I have friends to talk and to hang out with. I thought I have one but these days I’m kinda feeling I was wrong. I lost one of the person I looked up to about few weeks ago. I still cannot fully accept that I can’t be with her anymore. I’m so down right now and crying every night. I thought somebody will be there for me. But no one is around me. The people I thought will be there during my difficulties are not here and the painful part is that my best friend is not here. She didn’t even recognize ….. Thanks! like f*** you! Because of this hard situation I realized … I realized I didn’t have “true” friends. Friends that I can trust and tell how about my feelings. Moreover, I didn’t realized I changed myself just to be with those bulls***. Finally! Finally I realized! Seriously, f*** them all!!!!!
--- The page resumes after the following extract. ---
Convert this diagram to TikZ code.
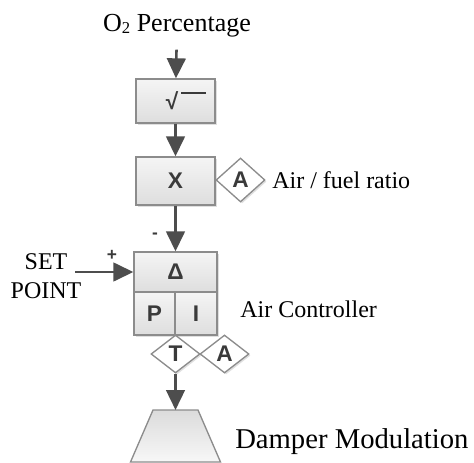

2 thoughts on “Can’t trust anyone

  1. Anonymous says:

    why bother anymore, people (friends) in the end are selfish.

  2. Anonymous2 says:

    This is why all throughout all these years, my friends never went pass 4 person. 1 out of that which is now my husband.

    There were gatherings and friends of friends would come. There’s always some that come, meets you for the first time and declares you’re friends. Well, its harsh but the truth is. If I don’t say we’re friends, we’re not. Even if you declare it to my face that we are, we’re not.

    Too bad, but its just not realistic to have the kind of friends like they show on tv. The ones that would die for you and have your back no matter what.

    Heck, my own husband laughs at me if I fall.